* TO DO:
Take the lines from the top down to and including the one with "const seriesNames = ['Aantal" and repeat them exactly. Omit images.
━━ SUPPLIED DATA ━━
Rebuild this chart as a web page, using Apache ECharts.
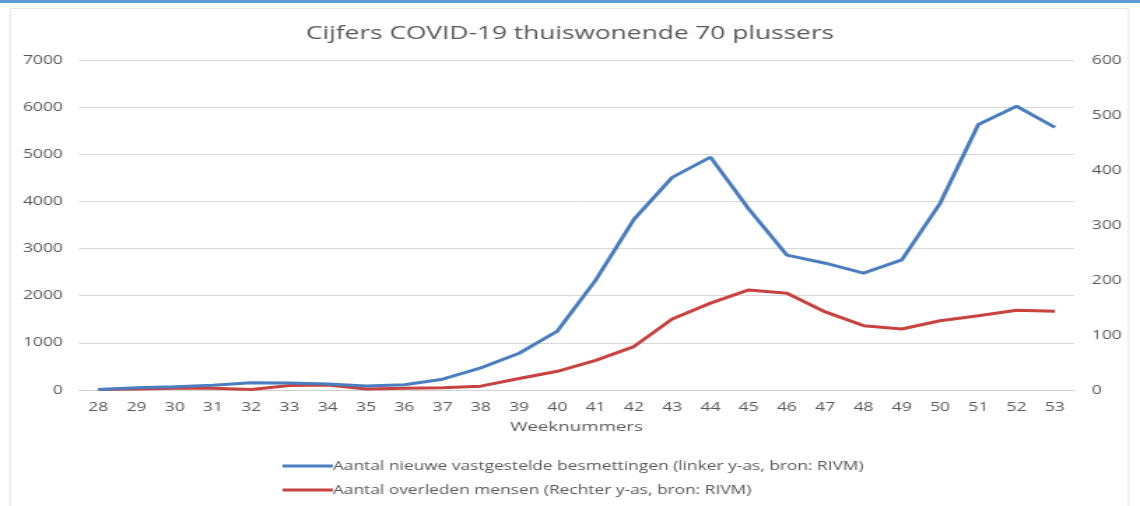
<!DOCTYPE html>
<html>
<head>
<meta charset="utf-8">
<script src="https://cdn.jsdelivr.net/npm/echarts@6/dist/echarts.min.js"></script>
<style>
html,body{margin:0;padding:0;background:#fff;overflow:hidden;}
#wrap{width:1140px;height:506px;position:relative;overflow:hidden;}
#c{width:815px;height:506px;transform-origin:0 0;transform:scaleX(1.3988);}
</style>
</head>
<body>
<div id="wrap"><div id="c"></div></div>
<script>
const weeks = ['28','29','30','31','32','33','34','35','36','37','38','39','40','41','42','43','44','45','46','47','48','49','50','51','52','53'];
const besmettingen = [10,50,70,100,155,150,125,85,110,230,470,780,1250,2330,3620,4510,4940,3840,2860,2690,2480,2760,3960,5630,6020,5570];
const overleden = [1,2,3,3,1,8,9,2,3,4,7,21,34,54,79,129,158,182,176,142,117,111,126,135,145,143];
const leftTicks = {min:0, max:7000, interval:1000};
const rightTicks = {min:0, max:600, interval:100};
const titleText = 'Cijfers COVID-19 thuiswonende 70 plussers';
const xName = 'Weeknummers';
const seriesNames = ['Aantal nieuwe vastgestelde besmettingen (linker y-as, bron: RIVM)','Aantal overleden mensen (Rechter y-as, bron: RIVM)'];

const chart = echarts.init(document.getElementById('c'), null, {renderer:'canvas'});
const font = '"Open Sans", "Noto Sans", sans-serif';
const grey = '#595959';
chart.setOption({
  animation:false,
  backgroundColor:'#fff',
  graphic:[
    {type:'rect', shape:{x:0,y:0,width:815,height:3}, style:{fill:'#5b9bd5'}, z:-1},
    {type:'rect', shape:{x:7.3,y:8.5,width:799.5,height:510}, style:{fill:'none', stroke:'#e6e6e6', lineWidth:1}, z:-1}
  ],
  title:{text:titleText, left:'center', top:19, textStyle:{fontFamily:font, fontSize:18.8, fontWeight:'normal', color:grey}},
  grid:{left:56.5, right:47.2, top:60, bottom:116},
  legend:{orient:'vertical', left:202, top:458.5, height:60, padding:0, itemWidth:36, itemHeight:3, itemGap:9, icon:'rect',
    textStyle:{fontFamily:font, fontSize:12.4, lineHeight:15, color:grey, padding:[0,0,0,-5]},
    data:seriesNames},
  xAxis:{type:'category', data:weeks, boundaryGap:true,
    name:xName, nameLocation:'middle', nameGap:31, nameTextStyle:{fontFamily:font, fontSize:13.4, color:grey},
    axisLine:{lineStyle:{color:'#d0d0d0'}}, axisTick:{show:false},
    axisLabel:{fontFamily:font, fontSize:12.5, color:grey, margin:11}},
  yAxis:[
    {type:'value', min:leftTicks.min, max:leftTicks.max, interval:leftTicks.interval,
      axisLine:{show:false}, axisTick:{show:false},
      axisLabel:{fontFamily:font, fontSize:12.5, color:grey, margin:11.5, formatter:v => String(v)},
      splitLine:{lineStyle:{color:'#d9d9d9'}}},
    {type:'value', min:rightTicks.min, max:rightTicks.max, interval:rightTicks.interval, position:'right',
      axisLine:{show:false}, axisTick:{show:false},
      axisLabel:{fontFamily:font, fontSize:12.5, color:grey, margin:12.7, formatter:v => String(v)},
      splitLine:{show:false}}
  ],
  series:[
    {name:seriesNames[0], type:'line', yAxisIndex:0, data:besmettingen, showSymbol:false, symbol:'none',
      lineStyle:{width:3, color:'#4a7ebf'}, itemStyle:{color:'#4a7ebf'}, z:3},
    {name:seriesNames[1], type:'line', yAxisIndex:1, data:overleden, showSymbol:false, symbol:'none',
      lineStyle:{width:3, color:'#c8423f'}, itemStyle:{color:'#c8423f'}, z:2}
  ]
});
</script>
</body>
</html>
━━━
* RESPONSE TO THE EXERCISE:
Rebuild this chart as a web page, using Apache ECharts.
<!DOCTYPE html>
<html>
<head>
<meta charset="utf-8">
<script src="https://cdn.jsdelivr.net/npm/echarts@6/dist/echarts.min.js"></script>
<style>
html,body{margin:0;padding:0;background:#fff;overflow:hidden;}
#wrap{width:1140px;height:506px;position:relative;overflow:hidden;}
#c{width:815px;height:506px;transform-origin:0 0;transform:scaleX(1.3988);}
</style>
</head>
<body>
<div id="wrap"><div id="c"></div></div>
<script>
const weeks = ['28','29','30','31','32','33','34','35','36','37','38','39','40','41','42','43','44','45','46','47','48','49','50','51','52','53'];
const besmettingen = [10,50,70,100,155,150,125,85,110,230,470,780,1250,2330,3620,4510,4940,3840,2860,2690,2480,2760,3960,5630,6020,5570];
const overleden = [1,2,3,3,1,8,9,2,3,4,7,21,34,54,79,129,158,182,176,142,117,111,126,135,145,143];
const leftTicks = {min:0, max:7000, interval:1000};
const rightTicks = {min:0, max:600, interval:100};
const titleText = 'Cijfers COVID-19 thuiswonende 70 plussers';
const xName = 'Weeknummers';
const seriesNames = ['Aantal nieuwe vastgestelde besmettingen (linker y-as, bron: RIVM)','Aantal overleden mensen (Rechter y-as, bron: RIVM)'];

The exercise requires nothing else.